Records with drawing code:

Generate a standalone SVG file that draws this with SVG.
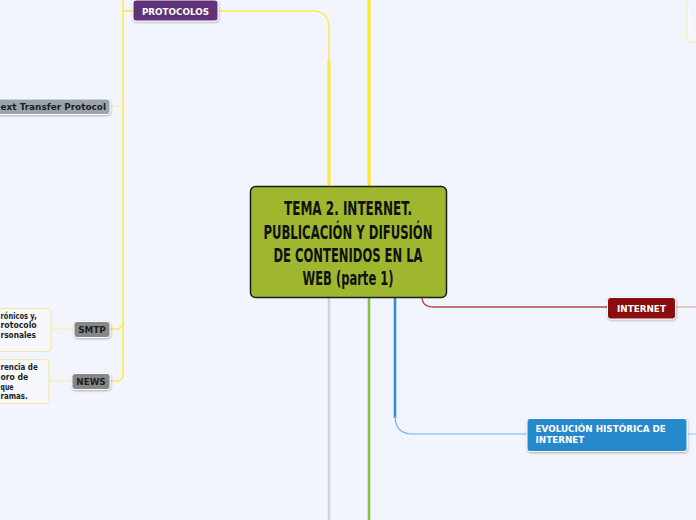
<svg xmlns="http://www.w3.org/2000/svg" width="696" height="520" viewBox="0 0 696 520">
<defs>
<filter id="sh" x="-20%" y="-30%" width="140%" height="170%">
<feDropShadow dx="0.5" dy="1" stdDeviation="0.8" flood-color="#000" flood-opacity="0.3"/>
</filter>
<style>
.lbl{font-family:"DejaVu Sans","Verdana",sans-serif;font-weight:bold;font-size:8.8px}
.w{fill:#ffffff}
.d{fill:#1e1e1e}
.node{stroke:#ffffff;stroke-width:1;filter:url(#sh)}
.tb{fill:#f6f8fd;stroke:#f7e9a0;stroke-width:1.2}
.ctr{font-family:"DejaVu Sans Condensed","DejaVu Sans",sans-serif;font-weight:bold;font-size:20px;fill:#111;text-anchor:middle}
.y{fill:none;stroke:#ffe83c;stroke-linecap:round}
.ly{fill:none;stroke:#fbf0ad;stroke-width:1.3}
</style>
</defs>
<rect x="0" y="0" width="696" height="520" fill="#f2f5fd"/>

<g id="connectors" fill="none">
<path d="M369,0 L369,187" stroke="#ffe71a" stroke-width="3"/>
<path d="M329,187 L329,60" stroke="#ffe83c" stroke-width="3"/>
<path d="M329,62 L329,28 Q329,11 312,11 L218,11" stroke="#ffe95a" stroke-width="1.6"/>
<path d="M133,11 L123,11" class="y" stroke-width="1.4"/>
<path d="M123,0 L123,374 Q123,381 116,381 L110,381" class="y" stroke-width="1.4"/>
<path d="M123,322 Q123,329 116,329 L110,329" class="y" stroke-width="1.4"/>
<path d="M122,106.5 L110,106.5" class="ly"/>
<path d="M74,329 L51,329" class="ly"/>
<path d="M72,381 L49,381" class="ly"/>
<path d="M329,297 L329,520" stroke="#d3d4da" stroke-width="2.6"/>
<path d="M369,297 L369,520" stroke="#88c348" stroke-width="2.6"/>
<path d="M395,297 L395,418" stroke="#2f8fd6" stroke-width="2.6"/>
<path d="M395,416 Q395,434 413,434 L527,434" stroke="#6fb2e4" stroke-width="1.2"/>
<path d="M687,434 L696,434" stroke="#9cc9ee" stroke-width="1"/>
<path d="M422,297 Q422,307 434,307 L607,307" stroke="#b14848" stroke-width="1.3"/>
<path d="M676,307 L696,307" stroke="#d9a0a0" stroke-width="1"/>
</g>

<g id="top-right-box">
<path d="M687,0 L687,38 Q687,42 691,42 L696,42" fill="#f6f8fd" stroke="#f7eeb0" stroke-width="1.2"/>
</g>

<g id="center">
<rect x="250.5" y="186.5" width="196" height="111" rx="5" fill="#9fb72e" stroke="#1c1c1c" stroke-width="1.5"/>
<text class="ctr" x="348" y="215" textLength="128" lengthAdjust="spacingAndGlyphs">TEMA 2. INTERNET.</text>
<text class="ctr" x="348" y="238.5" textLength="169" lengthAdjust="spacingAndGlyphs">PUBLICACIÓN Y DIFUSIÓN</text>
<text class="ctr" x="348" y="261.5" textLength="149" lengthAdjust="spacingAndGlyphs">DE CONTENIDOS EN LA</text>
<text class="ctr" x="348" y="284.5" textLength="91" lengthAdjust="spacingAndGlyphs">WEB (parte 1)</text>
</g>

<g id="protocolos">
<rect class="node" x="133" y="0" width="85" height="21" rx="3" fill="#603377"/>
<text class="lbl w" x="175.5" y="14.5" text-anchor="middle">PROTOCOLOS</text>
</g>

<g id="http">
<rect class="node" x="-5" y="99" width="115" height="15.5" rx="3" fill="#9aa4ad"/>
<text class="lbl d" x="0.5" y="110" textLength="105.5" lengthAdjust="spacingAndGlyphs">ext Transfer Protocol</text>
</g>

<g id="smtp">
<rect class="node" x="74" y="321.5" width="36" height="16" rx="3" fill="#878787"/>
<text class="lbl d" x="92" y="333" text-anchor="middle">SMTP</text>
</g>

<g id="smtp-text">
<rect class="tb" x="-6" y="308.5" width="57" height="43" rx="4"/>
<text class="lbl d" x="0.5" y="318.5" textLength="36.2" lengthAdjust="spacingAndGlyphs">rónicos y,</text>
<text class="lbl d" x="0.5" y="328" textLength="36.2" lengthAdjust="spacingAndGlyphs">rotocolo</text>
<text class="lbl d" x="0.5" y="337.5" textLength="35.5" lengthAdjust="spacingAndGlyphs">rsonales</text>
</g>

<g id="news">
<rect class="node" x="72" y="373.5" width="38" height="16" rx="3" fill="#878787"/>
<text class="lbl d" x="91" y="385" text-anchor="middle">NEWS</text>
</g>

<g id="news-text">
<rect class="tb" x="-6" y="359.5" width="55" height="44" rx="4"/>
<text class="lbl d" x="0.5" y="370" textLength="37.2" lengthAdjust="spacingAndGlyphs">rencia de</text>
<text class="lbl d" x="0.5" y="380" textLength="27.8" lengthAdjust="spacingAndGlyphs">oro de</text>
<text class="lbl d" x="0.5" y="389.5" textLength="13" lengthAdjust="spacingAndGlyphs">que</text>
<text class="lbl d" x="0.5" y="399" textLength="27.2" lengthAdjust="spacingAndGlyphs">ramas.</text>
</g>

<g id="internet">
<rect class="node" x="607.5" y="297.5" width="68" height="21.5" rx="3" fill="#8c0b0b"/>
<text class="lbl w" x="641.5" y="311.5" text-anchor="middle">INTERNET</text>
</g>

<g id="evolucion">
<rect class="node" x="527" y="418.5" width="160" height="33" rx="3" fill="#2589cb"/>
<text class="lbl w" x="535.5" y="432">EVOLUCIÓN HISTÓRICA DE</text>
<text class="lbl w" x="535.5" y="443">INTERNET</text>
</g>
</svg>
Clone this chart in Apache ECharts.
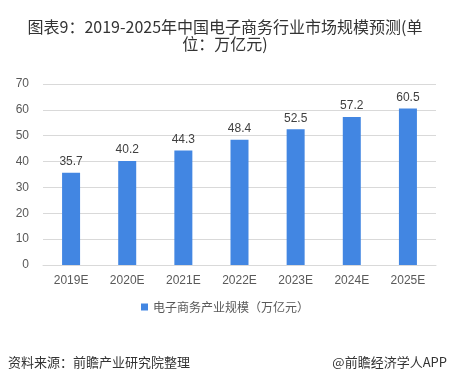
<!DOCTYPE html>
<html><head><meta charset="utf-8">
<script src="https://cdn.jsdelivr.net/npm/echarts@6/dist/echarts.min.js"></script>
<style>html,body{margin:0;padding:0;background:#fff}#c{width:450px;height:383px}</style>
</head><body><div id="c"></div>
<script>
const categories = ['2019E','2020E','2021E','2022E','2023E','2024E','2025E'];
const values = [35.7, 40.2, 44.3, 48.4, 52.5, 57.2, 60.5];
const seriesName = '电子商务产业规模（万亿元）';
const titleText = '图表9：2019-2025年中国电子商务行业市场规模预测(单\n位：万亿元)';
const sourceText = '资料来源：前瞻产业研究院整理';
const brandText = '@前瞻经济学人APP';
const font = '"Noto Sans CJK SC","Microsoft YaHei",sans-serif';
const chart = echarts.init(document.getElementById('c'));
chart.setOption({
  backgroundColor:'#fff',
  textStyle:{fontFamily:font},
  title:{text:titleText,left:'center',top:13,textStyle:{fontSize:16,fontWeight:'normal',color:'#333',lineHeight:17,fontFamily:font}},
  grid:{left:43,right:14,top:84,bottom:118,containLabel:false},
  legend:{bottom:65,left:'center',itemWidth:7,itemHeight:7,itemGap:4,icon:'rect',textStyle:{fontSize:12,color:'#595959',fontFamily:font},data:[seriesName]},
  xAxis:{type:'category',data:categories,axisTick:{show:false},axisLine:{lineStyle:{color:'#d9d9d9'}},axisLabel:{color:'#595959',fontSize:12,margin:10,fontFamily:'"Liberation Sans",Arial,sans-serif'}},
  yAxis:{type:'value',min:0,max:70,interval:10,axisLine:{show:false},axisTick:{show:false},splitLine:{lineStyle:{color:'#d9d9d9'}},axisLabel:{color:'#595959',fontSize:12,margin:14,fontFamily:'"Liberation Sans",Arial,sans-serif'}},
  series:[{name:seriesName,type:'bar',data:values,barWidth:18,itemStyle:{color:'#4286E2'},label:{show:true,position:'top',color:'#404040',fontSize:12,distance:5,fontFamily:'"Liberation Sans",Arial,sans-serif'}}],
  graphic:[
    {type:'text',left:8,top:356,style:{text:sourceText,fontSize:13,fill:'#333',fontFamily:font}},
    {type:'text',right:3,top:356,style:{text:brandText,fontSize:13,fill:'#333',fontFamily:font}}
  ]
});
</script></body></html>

Task goal:
Repeat verbatim the range of lines that opens at the line containing "Clone this chart in Apache ECharts." and closes at the last line of the entries, excluding all pictures.

Task solution:
Clone this chart in Apache ECharts.
<!DOCTYPE html>
<html><head><meta charset="utf-8">
<script src="https://cdn.jsdelivr.net/npm/echarts@6/dist/echarts.min.js"></script>
<style>html,body{margin:0;padding:0;background:#fff}#c{width:450px;height:383px}</style>
</head><body><div id="c"></div>
<script>
const categories = ['2019E','2020E','2021E','2022E','2023E','2024E','2025E'];
const values = [35.7, 40.2, 44.3, 48.4, 52.5, 57.2, 60.5];
const seriesName = '电子商务产业规模（万亿元）';
const titleText = '图表9：2019-2025年中国电子商务行业市场规模预测(单\n位：万亿元)';
const sourceText = '资料来源：前瞻产业研究院整理';
const brandText = '@前瞻经济学人APP';
const font = '"Noto Sans CJK SC","Microsoft YaHei",sans-serif';
const chart = echarts.init(document.getElementById('c'));
chart.setOption({
  backgroundColor:'#fff',
  textStyle:{fontFamily:font},
  title:{text:titleText,left:'center',top:13,textStyle:{fontSize:16,fontWeight:'normal',color:'#333',lineHeight:17,fontFamily:font}},
  grid:{left:43,right:14,top:84,bottom:118,containLabel:false},
  legend:{bottom:65,left:'center',itemWidth:7,itemHeight:7,itemGap:4,icon:'rect',textStyle:{fontSize:12,color:'#595959',fontFamily:font},data:[seriesName]},
  xAxis:{type:'category',data:categories,axisTick:{show:false},axisLine:{lineStyle:{color:'#d9d9d9'}},axisLabel:{color:'#595959',fontSize:12,margin:10,fontFamily:'"Liberation Sans",Arial,sans-serif'}},
  yAxis:{type:'value',min:0,max:70,interval:10,axisLine:{show:false},axisTick:{show:false},splitLine:{lineStyle:{color:'#d9d9d9'}},axisLabel:{color:'#595959',fontSize:12,margin:14,fontFamily:'"Liberation Sans",Arial,sans-serif'}},
  series:[{name:seriesName,type:'bar',data:values,barWidth:18,itemStyle:{color:'#4286E2'},label:{show:true,position:'top',color:'#404040',fontSize:12,distance:5,fontFamily:'"Liberation Sans",Arial,sans-serif'}}],
  graphic:[
    {type:'text',left:8,top:356,style:{text:sourceText,fontSize:13,fill:'#333',fontFamily:font}},
    {type:'text',right:3,top:356,style:{text:brandText,fontSize:13,fill:'#333',fontFamily:font}}
  ]
});
</script></body></html>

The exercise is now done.